As a landlord, you’re probably up to your eyeballs keeping up with policies and regulations.

However, certain regulations surrounding EPC (Energy Performance Certificates), can have massive implications for you as a landlord.

Legal Obligations

If you’re planning on renting out your property, an EPC is essential. There is a £200 fine for failing to show this document to tenants, and your EPC rating should be stated in your advertisements.

Furthermore, you must also obtain a rating of at least E, otherwise, another fine of up to £4000 could be handed to you. This applies to new and current lease agreements.

It’s also the right of the tenant to request improvements to increase the energy efficiency of your property.

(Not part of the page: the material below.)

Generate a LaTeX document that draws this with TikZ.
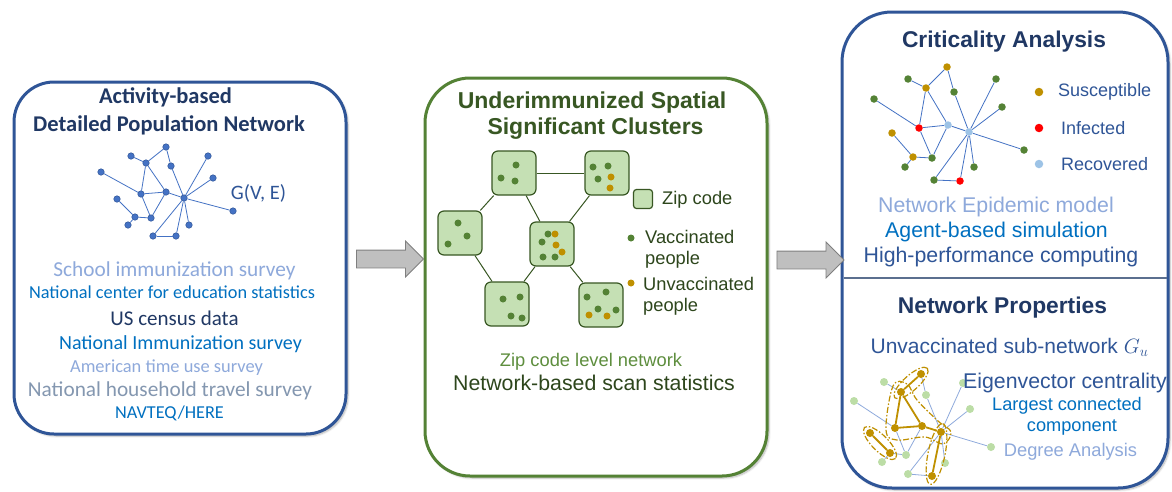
\documentclass[tikz,border=0pt]{standalone}
\usepackage{fontspec}
\setmainfont{Carlito}
\newfontfamily\arialf{Liberation Sans}
\usetikzlibrary{shapes.arrows,shadows.blur}

\definecolor{navy}{HTML}{203864}
\definecolor{midblue}{HTML}{2F5597}
\definecolor{brblue}{HTML}{0070C0}
\definecolor{paleblue}{HTML}{8EA9DB}
\definecolor{grayblue}{HTML}{8497B0}
\definecolor{nodeblue}{HTML}{4472C4}
\definecolor{dkgreen}{HTML}{385723}
\definecolor{ggreen}{HTML}{548235}
\definecolor{txtgreen}{HTML}{5E8E3E}
\definecolor{zipfill}{HTML}{C5E0B4}
\definecolor{gold}{HTML}{BF9000}
\definecolor{recov}{HTML}{9DC3E6}
\definecolor{ltgreen}{HTML}{BCDDA6}
\definecolor{ltedge}{HTML}{8FAADC}
\definecolor{arrowfill}{HTML}{BFBFBF}
\definecolor{arrowline}{HTML}{7F7F7F}
\definecolor{divider}{HTML}{5B6F8F}

\newcommand\fsz[1]{\fontsize{#1}{#1}\selectfont}

\tikzset{
  panel/.style={draw, line width=3pt, fill=white, rounded corners=45pt,
    inner sep=0, blur shadow={shadow xshift=2pt, shadow yshift=-2pt,
    shadow blur steps=6, shadow opacity=30}},
  txt/.style={inner sep=0, anchor=center},
  ltxt/.style={inner sep=0, anchor=west},
  gdot/.style={circle, inner sep=0, minimum size=6.5pt, fill=nodeblue,
    draw=midblue, line width=0.5pt},
  gedge/.style={draw=nodeblue, line width=0.8pt},
  cdot/.style={circle, inner sep=0, minimum size=7.5pt, fill=#1},
  pedge/.style={draw=ltedge, line width=0.8pt},
  pgold/.style={draw=gold, line width=1.8pt},
  hull/.style={draw=gold, line width=1.2pt,
    dash pattern=on 6pt off 2pt on 1.5pt off 2pt},
  zip/.style={draw=dkgreen, line width=1.2pt, fill=zipfill,
    rounded corners=6pt, minimum size=44pt, inner sep=0},
  zedge/.style={draw=dkgreen, line width=1pt},
  zdot/.style={circle, inner sep=0, minimum size=7pt, fill=#1},
  blockarrow/.style={single arrow, draw=arrowline, fill=arrowfill,
    line width=0.8pt, inner xsep=0pt, inner ysep=8.5pt,
    single arrow head extend=9pt, minimum height=67pt}
}

\begin{document}
\begin{tikzpicture}[x=1pt, y=-1pt]
\useasboundingbox (0,0) rectangle (1172,491);

% ---------- panels ----------
\node[panel, draw=midblue, rounded corners=40pt, minimum width=332pt, minimum height=352pt] (b1) at (180,258) {};
\node[panel, draw=ggreen, minimum width=342pt, minimum height=398pt] (b2) at (596,277) {};
\node[panel, draw=midblue, rounded corners=50pt, minimum width=326pt, minimum height=476pt] (b3) at (1005,250) {};
\draw[divider, line width=1.2pt] (843.5,278) -- (1166.5,278);

% ---------- block arrows between panels ----------
\node[blockarrow] (a1) at (385.5,259) {};
\node[blockarrow] (a2) at (806,260) {};

% ---------- panel 1: population network ----------
\node[txt, text=navy] (t1a) at (165.5,97) {\fsz{22.5}\bfseries Activity-based};
\node[txt, text=navy] (t1b) at (169,125) {\fsz{22.5}\bfseries Detailed Population Network};

\foreach \n/\x/\y in {1/101/172, 2/131/156, 3/146/163, 4/166/147, 5/171/166,
  6/208/156, 7/213/178, 8/141/194, 9/166/192, 10/184/198, 11/233/211,
  12/117/199, 13/135/217, 14/151/218, 15/128/225, 16/189/225, 17/153/236, 18/176/236}
  \node[gdot] (g\n) at (\x,\y) {};
\foreach \a/\b in {1/8, 2/3, 3/4, 4/5, 3/8, 3/9, 8/9, 8/14, 9/14, 9/10, 5/10,
  6/10, 7/10, 11/10, 16/10, 17/10, 18/10, 17/18, 12/13, 13/14, 13/15}
  \draw[gedge] (g\a) -- (g\b);
\node[txt, text=midblue] (gve) at (258.5,193) {\fsz{20.5}G(V, E)};

\node[txt, text=paleblue] (s1) at (174.5,271) {\fsz{21.3}School immunization survey};
\node[txt, text=brblue] (s2) at (172,292) {\fsz{18.3}National center for education statistics};
\node[txt, text=navy] (s3) at (174.5,318) {\fsz{21}US census data};
\node[txt, text=brblue] (s4) at (180.5,344) {\fsz{20}National Immunization survey};
\node[txt, text=paleblue] (s5) at (166.5,368) {\fsz{18.4}American time use survey};
\node[txt, text=grayblue] (s6) at (170,391) {\fsz{21.3}National household travel survey};
\node[txt, text=brblue] (s7) at (169.5,413) {\fsz{18.2}NAVTEQ/HERE};

% ---------- panel 2: zip code clusters ----------
\node[txt, text=dkgreen] (t2a) at (592,103) {\arialf\fsz{23}\bfseries Underimmunized Spatial};
\node[txt, text=dkgreen] (t2b) at (595.5,129) {\arialf\fsz{23}\bfseries Significant Clusters};

\node[zip] (zA) at (514,173) {};
\node[zip] (zB) at (607,173) {};
\node[zip] (zC) at (460,233) {};
\node[zip] (zD) at (552,244) {};
\node[zip] (zE) at (507,304) {};
\node[zip] (zF) at (601,305) {};
\foreach \a/\b in {A/B, A/C, A/D, B/D, C/E, D/E, D/F}
  \draw[zedge] (z\a) -- (z\b);

\foreach \x/\y in {516/165, 501/178, 515/181,
  593/167, 608/166, 598/179,
  458/223, 467/236, 448/244,
  548/234, 542/242, 543/257, 555/257,
  503/299, 520/297, 511/316, 522/318,
  587/297, 606/292, 598/309, 616/310}
  \node[zdot=ggreen] at (\x,\y) {};
\foreach \x/\y in {611/177, 610/188, 555/234, 556/245, 562/252, 589/315, 607/316}
  \node[zdot=gold] at (\x,\y) {};

\node[zip, minimum size=19pt, rounded corners=3pt] (zleg) at (643,199) {};
\node[ltxt, text=dkgreen!80!black] (lz) at (662,200) {\arialf\fsz{18.3}Zip code};
\node[zdot=ggreen] (lvd) at (631,238) {};
\node[ltxt, text=dkgreen!80!black] (lv1) at (645,237) {\arialf\fsz{18.3}Vaccinated};
\node[ltxt, text=dkgreen!80!black] (lv2) at (645,260) {\arialf\fsz{18.3}people};
\node[zdot=gold] (lud) at (631,283) {};
\node[ltxt, text=dkgreen!80!black] (lu1) at (643,284) {\arialf\fsz{18.3}Unvaccinated};
\node[ltxt, text=dkgreen!80!black] (lu2) at (643,307) {\arialf\fsz{18.3}people};

\node[txt, text=txtgreen] (zl) at (591,362) {\arialf\fsz{18.3}Zip code level network};
\node[txt, text=dkgreen!80!black] (ns) at (594,383) {\arialf\fsz{21.3}Network-based scan statistics};

% ---------- panel 3 top: criticality analysis ----------
\node[txt, text=navy] (t3a) at (1004,42) {\arialf\fsz{22.8}\bfseries Criticality Analysis};

\foreach \n/\x/\y/\c in {1/874/99/ggreen, 2/908/79/ggreen, 3/926/88/gold,
  4/947/67/gold, 5/954/92/ggreen, 6/996/79/ggreen, 7/1002/107/ggreen,
  8/919/128/red, 9/948/125/recov, 10/969/132/recov, 11/1024/150/ggreen,
  12/892/133/gold, 13/913/157/gold, 14/932/158/ggreen, 15/905/167/ggreen,
  16/974/167/ggreen, 17/934/180/ggreen, 18/960/181/red}
  \node[cdot=\c] (c\n) at (\x,\y) {};
\foreach \a/\b in {1/8, 2/3, 3/4, 4/5, 3/8, 3/9, 8/9, 8/14, 9/14, 9/10, 5/10,
  6/10, 7/10, 11/10, 16/10, 17/10, 18/10, 17/18, 12/13, 13/14, 13/15}
  \draw[gedge] (c\a) -- (c\b);

\node[cdot=gold, minimum size=8.5pt] (ls) at (1039,92) {};
\node[ltxt, text=midblue] (lst) at (1058,92) {\arialf\fsz{18}Susceptible};
\node[cdot=red, minimum size=8.5pt] (li) at (1039,128) {};
\node[ltxt, text=midblue] (lit) at (1061,128) {\arialf\fsz{18}Infected};
\node[cdot=recov, minimum size=8.5pt] (lr) at (1039,164) {};
\node[ltxt, text=midblue] (lrt) at (1061,164) {\arialf\fsz{18}Recovered};

\node[txt, text=paleblue] (e1) at (996,207) {\arialf\fsz{21.3}Network Epidemic model};
\node[txt, text=brblue] (e2) at (996.5,232) {\arialf\fsz{21.3}Agent-based simulation};
\node[txt, text=midblue] (e3) at (1001,257) {\arialf\fsz{21.3}High-performance computing};

% ---------- panel 3 bottom: network properties ----------
\node[txt, text=navy] (t3b) at (1002.5,308) {\arialf\fsz{22.8}\bfseries Network Properties};
\node[txt, text=midblue] (un) at (1009.5,347) {\arialf\fsz{21}Unvaccinated sub-network $G_u$};

\foreach \n/\x/\y/\c in {1/854/401/ltgreen, 2/884/382/ltgreen, 3/901/392/gold,
  4/921/374/gold, 5/926/395/ltgreen, 6/963/383/ltgreen, 7/970/409/ltgreen,
  8/895/428/gold, 9/922/426/gold, 10/941/432/gold, 11/991/447/ltgreen,
  12/870/433/gold, 13/890/453/gold, 14/906/455/ltgreen, 15/882/462/ltgreen,
  16/945/463/ltgreen, 17/908/474/ltgreen, 18/932/476/gold}
  \node[cdot=\c, minimum size=8pt] (p\n) at (\x,\y) {};
\foreach \a/\b in {1/8, 2/3, 4/5, 5/10, 6/10, 7/10, 11/10, 16/10, 17/10,
  17/18, 8/14, 9/14, 13/14, 13/15}
  \draw[pedge] (p\a) -- (p\b);
\foreach \a/\b in {4/3, 3/8, 3/9, 8/9, 9/10, 10/18, 12/13}
  \draw[pgold] (p\a) -- (p\b);

% outlines of the unvaccinated clusters
\draw[hull, rotate around={42:(911,383)}] (911,383) ellipse (22 and 7.5);
\draw[hull, rotate around={-45:(880,443)}] (880,443) ellipse (22 and 8);
\draw[hull, rotate around={78.4:(936.5,454)}] (936.5,454) ellipse (31 and 8.5);
\draw[hull] plot[smooth cycle, tension=0.6] coordinates {(893,386) (886,430) (897,440)
  (925,437) (943,444) (951,432) (938,421) (917,400) (907,384)};

\node[txt, text=midblue] (ev) at (1065,383) {\arialf\fsz{21.3}Eigenvector centrality};
\node[txt, text=brblue] (lc1) at (1067,406) {\arialf\fsz{18.2}Largest connected};
\node[txt, text=brblue] (lc2) at (1072,427) {\arialf\fsz{18.2}component};
\node[txt, text=paleblue] (da) at (1070.5,452) {\arialf\fsz{18.3}Degree Analysis};
\end{tikzpicture}
\end{document}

However, you’re not legally responsible for financing these changes, only tenants should fund them.

Obtaining An EPC

You need to contact a commercial energy assessor to obtain the required commercial EPC to rent out your property. Different assessors specialise in different properties. If you have many advanced modern features that domestic properties don’t normally have, you’ll need to find the right assessor for the job.

Each property must obtain a separate certificate, which is valid for 10 years. The cost of an EPC can vary between £45 to £100 before VAT, so always search around for the best quote.

What does each rating mean?

When your property is inspected, an assessor takes into account many things. Your boiler, central heating system, lighting system, and types of appliances are evaluated. Points are awarded on a scale of 1 to 100 for the overall score. To obtain the lowest legal rating required to rent out your property, a total of 39 points is required. Ratings do extend further down to G (the very lowest), and in every assessment, suggestions for improvements are also given.

Most older homes receive a rating of D on average. However, many newer homes score much higher. Other than your legal obligation, obtaining a high EPC rating is also an effective way to increase your property’s value on the market.

How To Improve Your Rating?

If you failed to score an E or looking to score higher, there are ways to improve and make your home more energy efficient.

Consider insulating wall cavities and your roof to prevent heat from escaping. Investing in a new boiler suitable for the size of your property can also improve your rating. Newer boilers are much more energy efficient than older ones. Switching to energy-efficient lightbulbs is another way to enhance your rating.